Isabella married twice and both her husbands belonged to families that believed they were connected to Melusine, the fairy woman who was beautiful, full of magic and full of mystery. The Angevins, who became known as the Plantagenets, told the story of an early Count Fulk who had a wife who had borne him four sons. Gossip was that she did not go to church that often and when she did refused to take communion. One Sunday her husband snatched her cloak away as she left and she flew out of the window carrying two of the children with her. The two boys behind carried her demonic blood and so the story of the Devil’s Brood began. King John was descended from her.

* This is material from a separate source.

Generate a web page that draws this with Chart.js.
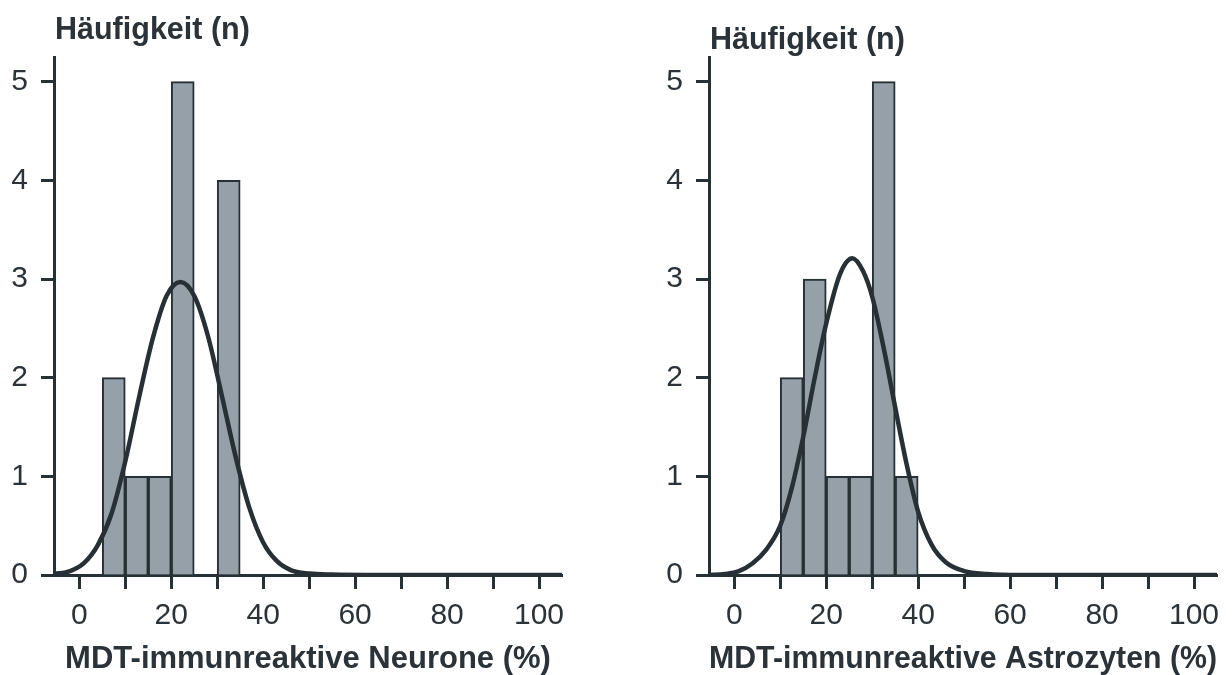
<!DOCTYPE html>
<html lang="de">
<head>
<meta charset="utf-8">
<title>MDT-immunreaktive Neurone und Astrozyten</title>
<script src="https://cdn.jsdelivr.net/npm/chart.js@4.4.1/dist/chart.umd.min.js"></script>
<style>
    html, body { margin: 0; padding: 0; background: #fff; }
    body {
        width: 1232px;
        height: 675px;
        position: relative;
        overflow: hidden;
        font-family: "Liberation Sans", Arial, sans-serif;
    }
    .panel { position: absolute; top: 0; width: 616px; height: 675px; }
    #panelLeft { left: 0; }
    #panelRight { left: 616px; }
    .ytitle {
        position: absolute;
        font-weight: bold;
        font-size: 30.5px;
        line-height: 30px;
        color: #2b3338;
        white-space: nowrap;
    }
</style>
</head>
<body>

<div class="panel" id="panelLeft">
    <div class="ytitle" style="left:55px; top:13px;">Häufigkeit (n)</div>
    <canvas id="chartNeurone" width="616" height="675"></canvas>
</div>
<div class="panel" id="panelRight">
    <div class="ytitle" style="left:94px; top:23px;">Häufigkeit (n)</div>
    <canvas id="chartAstro" width="616" height="675"></canvas>
</div>

<script>
// ---------- Data ----------
// Histogram bins (bin centres, width 5 %) and counts
var neuronBins = [7.5, 12.5, 17.5, 22.5, 27.5, 32.5];
var neuronCounts = [2, 1, 1, 5, 0, 4];

var astroBins = [12.5, 17.5, 22.5, 27.5, 32.5, 37.5];
var astroCounts = [2, 3, 1, 1, 5, 1];

// Fitted normal curves, sampled along the x axis
var neuronCurveX = [-5.5, -2, 1, 4, 7, 10, 13, 16, 19, 22, 25, 28, 31, 34, 37, 40, 43, 46, 50, 55, 62, 75, 105];
var neuronCurveY = [0.01, 0.04, 0.12, 0.3, 0.62, 1.15, 1.8, 2.4, 2.83, 2.97, 2.83, 2.42, 1.82, 1.2, 0.68, 0.33, 0.14, 0.05, 0.015, 0.004, 0, 0, 0];

var astroCurveX = [-5.5, -2, 1, 4, 7, 10, 12.5, 15, 17.5, 20, 23, 25.7, 28, 30, 32.5, 35, 37.5, 40, 43, 46, 50, 55, 62, 75, 105];
var astroCurveY = [0, 0.01, 0.04, 0.12, 0.26, 0.5, 0.88, 1.4, 2.0, 2.55, 3.05, 3.21, 3.08, 2.82, 2.3, 1.7, 1.12, 0.64, 0.3, 0.13, 0.04, 0.01, 0, 0, 0];

// Axis labels
var xTickLabels = [0, 20, 40, 60, 80, 100];
var yTickLabels = [0, 1, 2, 3, 4, 5];

// ---------- Styles ----------
var ink = '#263035';
var textColor = '#2b3338';
var barFill = '#95a0a8';
var fontFamily = '"Liberation Sans", Arial, sans-serif';

function toPoints(xs, ys) {
    return xs.map(function(x, i) {
        return { x: x, y: ys[i] };
    });
}

// ---------- Chart builder ----------
function makeHistogram(canvasId, bins, counts, curveX, curveY, xTitle, yAxisWidth, rightPad) {
    var ctx = document.getElementById(canvasId).getContext('2d');
    return new Chart(ctx, {
        type: 'bar',
        data: {
            datasets: [{
                type: 'line',
                data: toPoints(curveX, curveY),
                borderColor: ink,
                borderWidth: 4.5,
                pointRadius: 0,
                fill: false,
                cubicInterpolationMode: 'monotone',
                order: 0
            }, {
                type: 'bar',
                data: toPoints(bins, counts),
                backgroundColor: barFill,
                borderColor: ink,
                borderWidth: 2,
                barPercentage: 1,
                categoryPercentage: 1,
                order: 1
            }]
        },
        options: {
            responsive: false,
            animation: false,
            devicePixelRatio: 1,
            layout: {
                padding: { top: 57, right: rightPad, bottom: 0, left: 0 }
            },
            plugins: {
                legend: { display: false },
                tooltip: { enabled: false }
            },
            scales: {
                x: {
                    type: 'linear',
                    min: -5.5,
                    max: 105,
                    offset: false,
                    afterFit: function(scale) { scale.height = 100; },
                    ticks: {
                        stepSize: 10,
                        includeBounds: false,
                        autoSkip: false,
                        maxRotation: 0,
                        padding: 9,
                        color: textColor,
                        font: { family: fontFamily, size: 30 },
                        callback: function(value) {
                            return xTickLabels.indexOf(value) !== -1 ? String(value) : '';
                        }
                    },
                    grid: {
                        offset: false,
                        drawOnChartArea: false,
                        drawTicks: true,
                        tickLength: 14,
                        tickWidth: 3,
                        color: ink
                    },
                    border: { color: ink, width: 3 },
                    title: {
                        display: true,
                        text: xTitle,
                        color: textColor,
                        padding: 0,
                        font: { family: fontFamily, size: 31, weight: 'bold', lineHeight: 1 }
                    }
                },
                y: {
                    min: 0,
                    max: 5.25,
                    afterFit: function(scale) { scale.width = yAxisWidth; },
                    ticks: {
                        stepSize: 1,
                        includeBounds: false,
                        padding: 13,
                        color: textColor,
                        font: { family: fontFamily, size: 30 },
                        callback: function(value) {
                            return yTickLabels.indexOf(value) !== -1 ? String(value) : '';
                        }
                    },
                    grid: {
                        drawOnChartArea: false,
                        drawTicks: true,
                        tickLength: 13,
                        tickWidth: 3,
                        color: ink
                    },
                    border: { color: ink, width: 3 }
                }
            }
        }
    });
}

makeHistogram('chartNeurone', neuronBins, neuronCounts, neuronCurveX, neuronCurveY,
    'MDT-immunreaktive Neurone (%)', 54, 54);
makeHistogram('chartAstro', astroBins, astroCounts, astroCurveX, astroCurveY,
    'MDT-immunreaktive Astrozyten (%)', 93, 15);
</script>
</body>
</html>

And he certainly was the least pious of kings, complaining about the length of a sermon and not going to church that often himself.

Isabella’s second husband Hugh Lusignan believed that the castle they lived in had been built for them by Melusine with ‘a mouthful of water and two handfuls of stones’. She had rescued a Lusignan lost in a nearby forest full of lakes and streams, lurking there with a suspiciously dead uncle. She helped cover up any wrong doing and agreed to marry into the family. Children were born, some with strange defects but all loved. She asked never to be seen in her bath but her husband spied on her and betrayed her and there she was with her serpent tail or mermaid body. So she left, flying high over the castle lamenting and weeping.

Isabella heard the story of Melusine in the weaving room for this was a tale told as women spun both threads and tales of magic.